Skreemer is the story of the fight to retain dignity and compassion in a grim near-future world struggling to rebuild after being decimated by plague. Brutal gangs control the supply of life-saving serums and three kids from the wrong side of the tracks - Dutch, Victoria and Veto - set out to make their careers by being as cold-bloodedly violent as they possibly can. Concurrently, Charles Finnegan, a decent family man, tries to keep body, soul and family together as times become increasingly more desperate. The narrative switches between Finnegan, the young Veto, and the older Veto as he contemplates an end to the plagues that have allowed gang rule.
   Milligan has always been an interesting writer. His work for 2000 AD (Bad Company, Bix Barton, Hewlligan's Hair Cut) and his early independent work (Johnny Nemo, Paradax) was hip and knowing, with an eye for cultural references outside the normal range of genre films and science fiction. In Skreemer, he uses no less a monolith than James Joyce's Finnegan's Wake - the finest unreadable book in the English literary canon - as inspiration, alongside the Irish folk song that inspired Joyce, and Leone's Once Upon A Time in America. Like Joyce, Milligan plays with time and memories to create a structure based around thematic resonance rather than plot and time, with the folk song providing the story's imagery. Like Leone's film, Skreemer is a commentary on the origins of violence - in poverty and misery, and in red-in-tooth-and-claw capitalism. Veto Skreemer is not a postmodern ultra-violent antihero but an old-fashioned bastard and coward whose weakness and fear drive him to acts of shocking brutality. Skreemer is as violent as anything to come out in the last decade, but the violence is shocking and ugly rather than amusing or (worse still) titillating.
   Milligan's frequent collaborator Brett Ewins creates a distinctive neo-gangster chic for the near future world. Steve Dillon, however, is not one of my favourite artists - his ink work is too sparse and his faces all seem to share a thin-lipped, slit-eyed grimace that robs them of character. For my money, Ewins always worked best with Brendan McCarthy who could take the his superb figure work and costuming and embellish it with dramatic lighting effects and amusing detail in a way that Dillon has never been able to do. Perhaps, though, Dillon's more stripped-down approach is a better look for Skreemer than McCarthy, but every time I see Ewins' art I imagine how it would have appeared with the delicious embellishment of McCarthy.

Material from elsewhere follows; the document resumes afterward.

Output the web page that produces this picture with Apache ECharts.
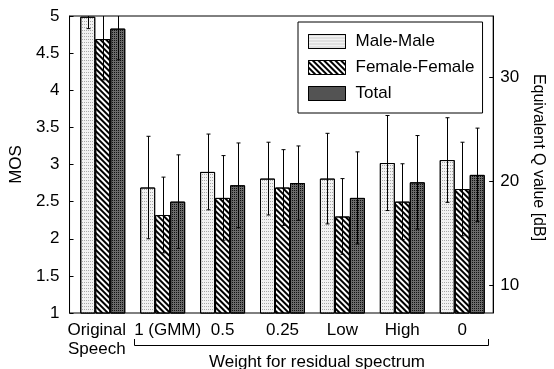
<!DOCTYPE html>
<html>
<head>
<meta charset="utf-8">
<script src="https://cdn.jsdelivr.net/npm/echarts@6/dist/echarts.min.js"></script>
<style>
html, body { margin: 0; padding: 0; background: #fff; }
#chart { width: 554px; height: 369px; }
</style>
</head>
<body>
<div id="chart"></div>
<script>
var categories = ['Original\nSpeech', '1 (GMM)', '0.5', '0.25', 'Low', 'High', '0'];
var seriesNames = ['Male-Male', 'Female-Female', 'Total'];
// mean MOS per condition
var maleMos = [4.99, 2.69, 2.90, 2.81, 2.81, 3.02, 3.06];
var femaleMos = [4.69, 2.32, 2.55, 2.69, 2.30, 2.50, 2.67];
var totalMos = [4.83, 2.50, 2.72, 2.75, 2.55, 2.76, 2.86];
// standard deviations (error bars)
var maleSd = [0.16, 0.69, 0.51, 0.49, 0.61, 0.64, 0.57];
var femaleSd = [0.55, 0.51, 0.57, 0.51, 0.51, 0.51, 0.63];
var totalSd = [0.42, 0.63, 0.57, 0.50, 0.62, 0.63, 0.63];
var qTicks = [10, 20, 30];

var font = "'Liberation Sans', Arial, sans-serif";
var fs = 17;
var barW = 15;

var decals = [
	{ symbol: 'rect', symbolSize: 1, dashArrayX: [1, 1], dashArrayY: [1, 2], color: '#a8a8a8', rotation: 0 },
	{ symbol: 'rect', symbolSize: 1, dashArrayX: [1, 0], dashArrayY: [2, 2], color: '#000', rotation: Math.PI / 4 },
	{ symbol: 'rect', symbolSize: 1, dashArrayX: [1, 1], dashArrayY: [1, 1], color: '#111', rotation: 0 }
];
var fills = ['#f2f2f2', '#ffffff', '#6a6a6a'];
var means = [maleMos, femaleMos, totalMos];
var sds = [maleSd, femaleSd, totalSd];

function errData(m, s) {
	var out = [];
	for (var i = 0; i < m.length; i++) {
		out.push([i, m[i], s[i]]);
	}
	return out;
}

function errRender(k) {
	return function(params, api) {
		var c = api.value(0), m = api.value(1), s = api.value(2);
		var hi = api.coord([c, m + s]);
		var lo = api.coord([c, m - s]);
		var x = Math.round(hi[0] + (k - 1) * barW) + 0.5;
		var st = { stroke: '#000', lineWidth: 1 };
		return {
			type: 'group',
			children: [
				{ type: 'line', shape: { x1: x, y1: hi[1], x2: x, y2: lo[1] }, style: st },
				{ type: 'line', shape: { x1: x - 2, y1: hi[1], x2: x + 2, y2: hi[1] }, style: st },
				{ type: 'line', shape: { x1: x - 2, y1: lo[1], x2: x + 2, y2: lo[1] }, style: st }
			]
		};
	};
}

var catData = categories.map(function(c, i) {
	if (i == 0) return { value: c, textStyle: { padding: [0, 12, 0, 0] } };
	if (i == 1) return { value: c, textStyle: { padding: [0, 0, 0, 10] } };
	return c;
});

var series = [];
for (var k = 0; k < 3; k++) {
	series.push({
		name: seriesNames[k],
		type: 'bar',
		xAxisIndex: 1,
		yAxisIndex: 2,
		barWidth: barW,
		barGap: '0%',
		data: means[k],
		itemStyle: {
			color: fills[k],
			borderColor: '#000',
			borderWidth: 1,
			decal: decals[k]
		},
		emphasis: { disabled: true },
		animation: false
	});
}
for (var k = 0; k < 3; k++) {
	series.push({
		type: 'custom',
		xAxisIndex: 1,
		yAxisIndex: 2,
		clip: true,
		renderItem: errRender(k),
		encode: { x: 0, y: 1 },
		data: errData(means[k], sds[k]),
		z: 5,
		animation: false
	});
}

var chart = echarts.init(document.getElementById('chart'));
var option = {
	animation: false,
	textStyle: { fontFamily: font },
	grid: [
		{ left: 65, right: 55, top: 16, bottom: 56, show: true, borderColor: '#000', borderWidth: 1, backgroundColor: 'transparent' },
		{ left: 72.8, right: 61.8, top: 16, bottom: 56 }
	],
	legend: {
		data: seriesNames,
		orient: 'vertical',
		left: 298,
		top: 22,
		padding: [11, 8, 11, 10],
		itemWidth: 37,
		itemHeight: 14,
		itemGap: 9,
		icon: 'rect',
		backgroundColor: '#fff',
		borderColor: '#000',
		borderWidth: 1,
		borderRadius: 0,
		textStyle: { fontFamily: font, fontSize: fs, color: '#000', padding: [0, 0, 0, 5] },
		itemStyle: { borderColor: '#000', borderWidth: 1 }
	},
	xAxis: [
		{ gridIndex: 0, type: 'value', show: false, min: 0, max: 1 },
		{
			gridIndex: 1,
			type: 'category',
			data: catData,
			axisLine: { show: false },
			axisTick: { show: false },
			axisLabel: { interval: 0, margin: 8, fontFamily: font, fontSize: fs, color: '#000', lineHeight: 19 }
		}
	],
	yAxis: [
		{
			gridIndex: 0,
			type: 'value',
			position: 'left',
			min: 1,
			max: 5,
			interval: 0.5,
			name: 'MOS',
			nameLocation: 'middle',
			nameGap: 34,
			nameTextStyle: { fontFamily: font, fontSize: fs, color: '#000' },
			axisLine: { show: true, lineStyle: { color: '#000' } },
			axisTick: { show: true, inside: true, length: 4, lineStyle: { color: '#000' } },
			axisLabel: { margin: 10, fontFamily: font, fontSize: fs, color: '#000' },
			splitLine: { show: false }
		},
		{
			gridIndex: 0,
			type: 'value',
			position: 'right',
			min: 7.3,
			max: 35.9,
			name: 'Equivalent Q value [dB]',
			nameLocation: 'middle',
			nameRotate: -90,
			nameGap: 32,
			nameTextStyle: { fontFamily: font, fontSize: 16, color: '#000', padding: [0, 14, 0, 0] },
			axisLine: { show: true, lineStyle: { color: '#000' } },
			axisTick: { show: true, inside: true, length: 4, customValues: qTicks, lineStyle: { color: '#000' } },
			axisLabel: { margin: 7, customValues: qTicks, fontFamily: font, fontSize: fs, color: '#000' },
			splitLine: { show: false }
		},
		{ gridIndex: 1, type: 'value', min: 1, max: 5, show: false }
	],
	graphic: [
		{
			type: 'polyline',
			shape: { points: [[134.5, 339], [134.5, 345.5], [488.5, 345.5], [488.5, 339]] },
			style: { stroke: '#000', lineWidth: 1, fill: null }
		},
		{
			type: 'text',
			x: 317,
			y: 362,
			style: { text: 'Weight for residual spectrum', fontFamily: font, fontSize: fs, fill: '#000', align: 'center', verticalAlign: 'middle' }
		}
	],
	series: series
};
chart.setOption(option);
</script>
</body>
</html>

   So good is Skreemer at evoking the inter-war gangster period of America (with plague serums standing in for prohibition booze) that the near future aspect jars, when brought to the foreground. I wonder if this wouldn't have been better as a straight gangster story, as the plague MacGuffin is never fully developed (or really explained) and seems secondary to the theme and character of the work. The final chapter does contain an enjoyable and ironical pay off, with Veto's subconscious subverting his own callous plans, but until then I kept forgetting that it was even set in the future.
   This belated collection (it was originally serialised in 1989) is a reminder of the potential that graphic novels promised when we were all young and innocent. Back then, we assumed that superheroes were dead, given a double body blow by Watchmen and Dark Knight, while bold new titles - Love & Rockets, Eight Ball, Yummy Fur, RAW and Maus - crawled over the superhero's twitching corpse showing the way for comics to go. History has proved us pointy-heads wrong yet again, with the early 1990s' creative freedom ultimately producing increasingly bleak and amoral superheroes for the post-grunge, nu metal generation, while the resurgent underground of the 1980s withered on the vine. The original series won an Eagle award when it first came out, and there is some irony in the fact that this collection has been released on the back of Milligan's success on the rejuvenated X-Force rather than on its own merits.
   Although it is sometimes viciously unpleasant, Skreemer is a fine and ennobling work, showing how decency and strength of character can win out over brutality and hatred, a sentiment rarely seen in mainstream comics today. The writing is complex and intelligent, giving the reader plenty of allusion and complexity to chew on, while the art depicts the hardened characters with an unflinching eye. Although not the best comic of its era, it does show how high the high-tide mark once was.